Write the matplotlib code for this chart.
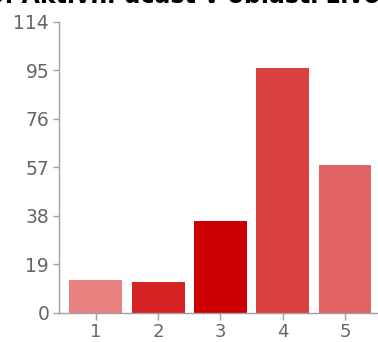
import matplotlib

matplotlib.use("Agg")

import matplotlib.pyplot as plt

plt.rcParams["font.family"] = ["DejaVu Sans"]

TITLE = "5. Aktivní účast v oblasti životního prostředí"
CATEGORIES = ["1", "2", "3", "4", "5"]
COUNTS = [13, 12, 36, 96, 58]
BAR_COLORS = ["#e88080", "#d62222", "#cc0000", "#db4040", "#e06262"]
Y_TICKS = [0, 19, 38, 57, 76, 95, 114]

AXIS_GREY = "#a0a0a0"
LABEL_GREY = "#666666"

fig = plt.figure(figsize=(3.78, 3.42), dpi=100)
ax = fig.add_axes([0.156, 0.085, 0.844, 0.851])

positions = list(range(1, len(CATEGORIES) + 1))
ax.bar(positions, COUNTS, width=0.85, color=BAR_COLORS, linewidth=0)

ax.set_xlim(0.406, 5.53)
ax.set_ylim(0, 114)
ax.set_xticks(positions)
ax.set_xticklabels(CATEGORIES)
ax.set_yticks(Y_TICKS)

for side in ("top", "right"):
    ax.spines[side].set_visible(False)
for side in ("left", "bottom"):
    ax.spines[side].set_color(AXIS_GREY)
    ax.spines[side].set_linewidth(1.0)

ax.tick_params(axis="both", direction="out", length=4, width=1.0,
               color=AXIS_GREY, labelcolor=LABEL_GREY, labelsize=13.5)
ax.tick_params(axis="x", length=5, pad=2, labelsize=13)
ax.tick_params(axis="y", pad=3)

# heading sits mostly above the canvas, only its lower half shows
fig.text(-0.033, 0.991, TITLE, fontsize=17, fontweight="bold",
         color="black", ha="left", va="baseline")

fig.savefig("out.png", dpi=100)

◆ ◆ ◆ ◆ ◆

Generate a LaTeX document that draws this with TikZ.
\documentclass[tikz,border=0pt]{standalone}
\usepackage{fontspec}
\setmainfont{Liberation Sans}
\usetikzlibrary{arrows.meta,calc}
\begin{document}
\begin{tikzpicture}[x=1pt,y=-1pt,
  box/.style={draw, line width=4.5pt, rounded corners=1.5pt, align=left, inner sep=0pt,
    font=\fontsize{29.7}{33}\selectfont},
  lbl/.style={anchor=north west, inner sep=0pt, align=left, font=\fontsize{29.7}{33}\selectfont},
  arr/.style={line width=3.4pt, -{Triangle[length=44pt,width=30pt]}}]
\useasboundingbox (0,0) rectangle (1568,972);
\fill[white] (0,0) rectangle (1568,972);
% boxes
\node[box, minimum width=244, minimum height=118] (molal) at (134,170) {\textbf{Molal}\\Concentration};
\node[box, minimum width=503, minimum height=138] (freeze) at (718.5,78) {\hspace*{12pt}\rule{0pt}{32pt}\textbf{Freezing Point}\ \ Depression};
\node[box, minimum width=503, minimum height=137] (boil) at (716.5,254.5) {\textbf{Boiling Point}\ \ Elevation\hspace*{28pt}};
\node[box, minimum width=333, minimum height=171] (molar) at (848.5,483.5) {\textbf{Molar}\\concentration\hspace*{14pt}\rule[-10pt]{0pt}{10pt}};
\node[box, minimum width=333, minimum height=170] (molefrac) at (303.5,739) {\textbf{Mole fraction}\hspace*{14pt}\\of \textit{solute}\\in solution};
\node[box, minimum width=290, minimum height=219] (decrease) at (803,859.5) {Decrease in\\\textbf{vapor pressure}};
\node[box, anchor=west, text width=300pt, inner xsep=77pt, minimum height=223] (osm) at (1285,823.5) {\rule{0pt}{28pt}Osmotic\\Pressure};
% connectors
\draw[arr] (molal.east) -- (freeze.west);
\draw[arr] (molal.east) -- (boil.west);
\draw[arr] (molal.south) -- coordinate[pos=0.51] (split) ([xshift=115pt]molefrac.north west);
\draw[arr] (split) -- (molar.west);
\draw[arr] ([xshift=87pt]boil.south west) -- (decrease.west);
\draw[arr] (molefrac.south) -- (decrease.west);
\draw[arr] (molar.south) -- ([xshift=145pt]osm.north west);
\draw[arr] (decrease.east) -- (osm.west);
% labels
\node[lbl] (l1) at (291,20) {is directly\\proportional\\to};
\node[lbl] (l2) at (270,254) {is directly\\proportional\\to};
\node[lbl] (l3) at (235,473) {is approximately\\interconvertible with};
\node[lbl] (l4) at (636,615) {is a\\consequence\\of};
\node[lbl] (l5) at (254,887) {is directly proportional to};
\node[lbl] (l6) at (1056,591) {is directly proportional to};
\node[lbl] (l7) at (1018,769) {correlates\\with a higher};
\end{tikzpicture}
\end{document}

◆ ◆ ◆ ◆ ◆

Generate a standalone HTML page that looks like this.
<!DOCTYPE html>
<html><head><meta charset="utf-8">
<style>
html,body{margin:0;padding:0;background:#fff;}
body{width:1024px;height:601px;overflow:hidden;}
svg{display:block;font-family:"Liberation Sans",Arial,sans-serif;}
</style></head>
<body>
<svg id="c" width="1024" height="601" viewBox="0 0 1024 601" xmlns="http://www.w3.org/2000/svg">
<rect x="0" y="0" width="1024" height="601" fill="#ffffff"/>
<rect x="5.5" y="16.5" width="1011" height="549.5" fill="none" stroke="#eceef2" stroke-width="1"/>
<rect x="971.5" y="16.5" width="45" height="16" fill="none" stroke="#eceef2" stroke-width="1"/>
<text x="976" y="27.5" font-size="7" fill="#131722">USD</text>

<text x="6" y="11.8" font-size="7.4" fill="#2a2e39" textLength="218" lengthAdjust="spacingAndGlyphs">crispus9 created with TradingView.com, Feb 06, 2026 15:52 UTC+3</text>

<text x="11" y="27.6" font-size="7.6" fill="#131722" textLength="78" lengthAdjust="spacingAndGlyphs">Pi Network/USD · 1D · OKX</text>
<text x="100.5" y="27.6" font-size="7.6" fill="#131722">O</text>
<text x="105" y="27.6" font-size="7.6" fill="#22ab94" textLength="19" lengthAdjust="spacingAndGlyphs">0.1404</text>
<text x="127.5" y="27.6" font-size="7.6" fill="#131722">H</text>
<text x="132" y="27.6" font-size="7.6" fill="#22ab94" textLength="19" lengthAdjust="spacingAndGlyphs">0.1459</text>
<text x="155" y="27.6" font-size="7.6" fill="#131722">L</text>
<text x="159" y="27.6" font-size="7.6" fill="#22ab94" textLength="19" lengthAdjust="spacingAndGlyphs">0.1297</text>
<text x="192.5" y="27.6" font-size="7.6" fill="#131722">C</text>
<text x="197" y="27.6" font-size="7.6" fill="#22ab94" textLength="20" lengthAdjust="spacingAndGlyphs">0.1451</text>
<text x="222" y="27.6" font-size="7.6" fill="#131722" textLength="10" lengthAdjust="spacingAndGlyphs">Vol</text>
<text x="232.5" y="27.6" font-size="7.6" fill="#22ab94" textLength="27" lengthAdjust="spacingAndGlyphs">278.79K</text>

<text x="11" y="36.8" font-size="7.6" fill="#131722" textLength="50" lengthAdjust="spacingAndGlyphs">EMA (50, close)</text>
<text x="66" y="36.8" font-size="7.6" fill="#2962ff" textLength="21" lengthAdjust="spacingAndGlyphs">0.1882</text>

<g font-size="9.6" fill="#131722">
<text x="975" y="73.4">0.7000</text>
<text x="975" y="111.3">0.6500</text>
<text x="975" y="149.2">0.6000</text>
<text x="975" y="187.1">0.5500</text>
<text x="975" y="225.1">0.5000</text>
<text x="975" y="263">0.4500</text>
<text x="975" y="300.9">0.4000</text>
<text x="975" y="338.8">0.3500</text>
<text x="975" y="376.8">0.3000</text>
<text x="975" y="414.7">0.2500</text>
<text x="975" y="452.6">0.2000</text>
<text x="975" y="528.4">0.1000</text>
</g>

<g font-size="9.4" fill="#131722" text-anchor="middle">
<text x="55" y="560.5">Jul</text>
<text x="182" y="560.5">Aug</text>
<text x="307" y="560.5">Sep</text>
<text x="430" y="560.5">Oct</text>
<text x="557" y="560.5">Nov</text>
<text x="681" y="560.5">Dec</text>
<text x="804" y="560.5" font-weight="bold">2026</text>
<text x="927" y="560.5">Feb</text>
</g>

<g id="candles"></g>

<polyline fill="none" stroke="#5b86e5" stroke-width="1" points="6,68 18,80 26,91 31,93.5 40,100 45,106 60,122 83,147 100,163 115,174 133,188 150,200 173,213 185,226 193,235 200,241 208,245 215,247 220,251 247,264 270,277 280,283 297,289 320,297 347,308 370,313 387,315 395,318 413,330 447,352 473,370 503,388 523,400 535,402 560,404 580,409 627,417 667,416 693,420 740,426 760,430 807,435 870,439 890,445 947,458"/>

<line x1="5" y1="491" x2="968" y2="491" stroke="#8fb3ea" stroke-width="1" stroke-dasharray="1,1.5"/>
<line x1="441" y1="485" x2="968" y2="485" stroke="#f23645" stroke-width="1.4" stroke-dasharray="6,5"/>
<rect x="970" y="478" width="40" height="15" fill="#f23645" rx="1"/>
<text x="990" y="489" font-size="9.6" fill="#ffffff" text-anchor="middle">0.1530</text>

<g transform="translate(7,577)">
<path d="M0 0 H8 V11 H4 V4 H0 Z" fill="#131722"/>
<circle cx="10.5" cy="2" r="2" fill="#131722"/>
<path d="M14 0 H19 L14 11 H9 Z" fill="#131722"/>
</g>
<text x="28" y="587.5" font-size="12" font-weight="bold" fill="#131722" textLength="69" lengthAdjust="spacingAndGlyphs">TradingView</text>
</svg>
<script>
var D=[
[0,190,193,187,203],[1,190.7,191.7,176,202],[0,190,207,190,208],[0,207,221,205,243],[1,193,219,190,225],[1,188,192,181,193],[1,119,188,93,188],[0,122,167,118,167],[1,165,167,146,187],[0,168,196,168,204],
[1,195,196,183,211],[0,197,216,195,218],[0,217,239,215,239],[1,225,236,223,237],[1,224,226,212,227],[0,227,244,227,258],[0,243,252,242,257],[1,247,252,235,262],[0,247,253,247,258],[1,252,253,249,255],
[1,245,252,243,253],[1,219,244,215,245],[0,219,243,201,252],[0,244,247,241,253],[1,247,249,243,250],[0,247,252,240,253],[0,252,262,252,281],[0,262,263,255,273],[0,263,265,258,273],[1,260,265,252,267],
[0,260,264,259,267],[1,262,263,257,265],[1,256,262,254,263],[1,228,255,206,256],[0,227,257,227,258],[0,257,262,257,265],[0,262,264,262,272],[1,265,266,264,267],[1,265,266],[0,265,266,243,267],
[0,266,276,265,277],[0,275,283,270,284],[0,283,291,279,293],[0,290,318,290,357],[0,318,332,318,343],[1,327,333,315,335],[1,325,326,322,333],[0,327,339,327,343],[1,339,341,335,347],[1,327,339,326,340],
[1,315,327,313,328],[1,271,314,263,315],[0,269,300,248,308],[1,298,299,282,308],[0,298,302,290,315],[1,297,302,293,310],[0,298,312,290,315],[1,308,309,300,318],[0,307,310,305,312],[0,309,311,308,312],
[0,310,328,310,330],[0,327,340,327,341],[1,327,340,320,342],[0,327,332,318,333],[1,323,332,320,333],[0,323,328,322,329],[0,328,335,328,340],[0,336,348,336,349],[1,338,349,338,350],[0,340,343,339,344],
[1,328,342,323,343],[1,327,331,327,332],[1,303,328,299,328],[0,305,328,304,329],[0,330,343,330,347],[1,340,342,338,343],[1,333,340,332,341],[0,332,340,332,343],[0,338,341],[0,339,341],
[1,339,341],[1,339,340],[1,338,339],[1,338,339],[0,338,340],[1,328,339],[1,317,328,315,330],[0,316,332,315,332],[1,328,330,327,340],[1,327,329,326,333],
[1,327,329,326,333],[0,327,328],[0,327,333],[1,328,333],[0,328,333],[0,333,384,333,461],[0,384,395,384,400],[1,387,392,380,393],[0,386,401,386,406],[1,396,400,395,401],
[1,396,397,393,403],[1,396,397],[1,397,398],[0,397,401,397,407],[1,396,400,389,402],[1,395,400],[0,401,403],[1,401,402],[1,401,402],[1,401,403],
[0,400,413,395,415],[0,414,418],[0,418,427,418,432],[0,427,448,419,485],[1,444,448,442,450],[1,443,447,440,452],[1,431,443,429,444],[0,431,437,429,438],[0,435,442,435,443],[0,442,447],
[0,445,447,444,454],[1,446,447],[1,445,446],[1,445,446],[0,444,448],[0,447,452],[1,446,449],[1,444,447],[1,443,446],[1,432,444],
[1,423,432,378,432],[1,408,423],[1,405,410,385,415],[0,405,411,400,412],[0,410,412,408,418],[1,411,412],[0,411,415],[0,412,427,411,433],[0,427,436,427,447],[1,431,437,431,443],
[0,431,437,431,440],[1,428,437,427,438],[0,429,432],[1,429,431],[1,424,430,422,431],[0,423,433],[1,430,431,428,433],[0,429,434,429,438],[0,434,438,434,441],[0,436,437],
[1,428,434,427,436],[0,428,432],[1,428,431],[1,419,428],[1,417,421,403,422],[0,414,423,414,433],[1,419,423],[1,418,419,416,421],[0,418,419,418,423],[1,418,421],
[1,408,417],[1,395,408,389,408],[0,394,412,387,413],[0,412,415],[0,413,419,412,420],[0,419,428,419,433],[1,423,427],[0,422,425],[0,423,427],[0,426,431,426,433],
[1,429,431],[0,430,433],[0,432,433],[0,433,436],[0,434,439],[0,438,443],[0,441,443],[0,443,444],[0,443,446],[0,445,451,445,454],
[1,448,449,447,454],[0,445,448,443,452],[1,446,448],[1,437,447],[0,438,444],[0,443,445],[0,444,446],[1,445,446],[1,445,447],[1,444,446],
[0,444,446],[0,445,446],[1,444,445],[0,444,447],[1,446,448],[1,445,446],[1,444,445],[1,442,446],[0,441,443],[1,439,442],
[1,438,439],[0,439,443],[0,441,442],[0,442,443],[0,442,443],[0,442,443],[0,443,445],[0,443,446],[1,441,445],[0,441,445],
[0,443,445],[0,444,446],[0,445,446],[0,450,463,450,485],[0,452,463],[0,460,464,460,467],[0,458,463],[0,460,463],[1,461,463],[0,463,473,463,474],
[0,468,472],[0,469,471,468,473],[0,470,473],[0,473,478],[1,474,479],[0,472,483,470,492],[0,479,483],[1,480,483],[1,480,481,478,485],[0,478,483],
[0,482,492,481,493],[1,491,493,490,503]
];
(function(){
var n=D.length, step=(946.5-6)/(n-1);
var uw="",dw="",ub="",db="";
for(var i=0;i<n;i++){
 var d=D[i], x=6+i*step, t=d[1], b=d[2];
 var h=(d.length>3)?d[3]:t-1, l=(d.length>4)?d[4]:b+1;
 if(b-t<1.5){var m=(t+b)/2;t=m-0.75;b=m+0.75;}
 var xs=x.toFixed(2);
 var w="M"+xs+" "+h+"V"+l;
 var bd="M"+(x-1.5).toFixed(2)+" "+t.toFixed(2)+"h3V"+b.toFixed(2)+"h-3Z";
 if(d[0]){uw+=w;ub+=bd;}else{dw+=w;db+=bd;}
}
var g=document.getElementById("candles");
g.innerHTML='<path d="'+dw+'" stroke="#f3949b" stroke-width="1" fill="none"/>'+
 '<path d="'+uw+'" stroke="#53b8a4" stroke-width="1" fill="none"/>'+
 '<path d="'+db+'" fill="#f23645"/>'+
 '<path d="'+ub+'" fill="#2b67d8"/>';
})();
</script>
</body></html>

◆ ◆ ◆ ◆ ◆

**What to do**
Copy exactly the stretch of lines that starts at the line holding "Write the matplotlib code for this chart." and ends at the line holding "width=0.85, color=BAR_COLORS, linewidth=0)". Drop the pictures.

**Task solution**
Write the matplotlib code for this chart.
import matplotlib

matplotlib.use("Agg")

import matplotlib.pyplot as plt

plt.rcParams["font.family"] = ["DejaVu Sans"]

TITLE = "5. Aktivní účast v oblasti životního prostředí"
CATEGORIES = ["1", "2", "3", "4", "5"]
COUNTS = [13, 12, 36, 96, 58]
BAR_COLORS = ["#e88080", "#d62222", "#cc0000", "#db4040", "#e06262"]
Y_TICKS = [0, 19, 38, 57, 76, 95, 114]

AXIS_GREY = "#a0a0a0"
LABEL_GREY = "#666666"

fig = plt.figure(figsize=(3.78, 3.42), dpi=100)
ax = fig.add_axes([0.156, 0.085, 0.844, 0.851])

positions = list(range(1, len(CATEGORIES) + 1))
ax.bar(positions, COUNTS, width=0.85, color=BAR_COLORS, linewidth=0)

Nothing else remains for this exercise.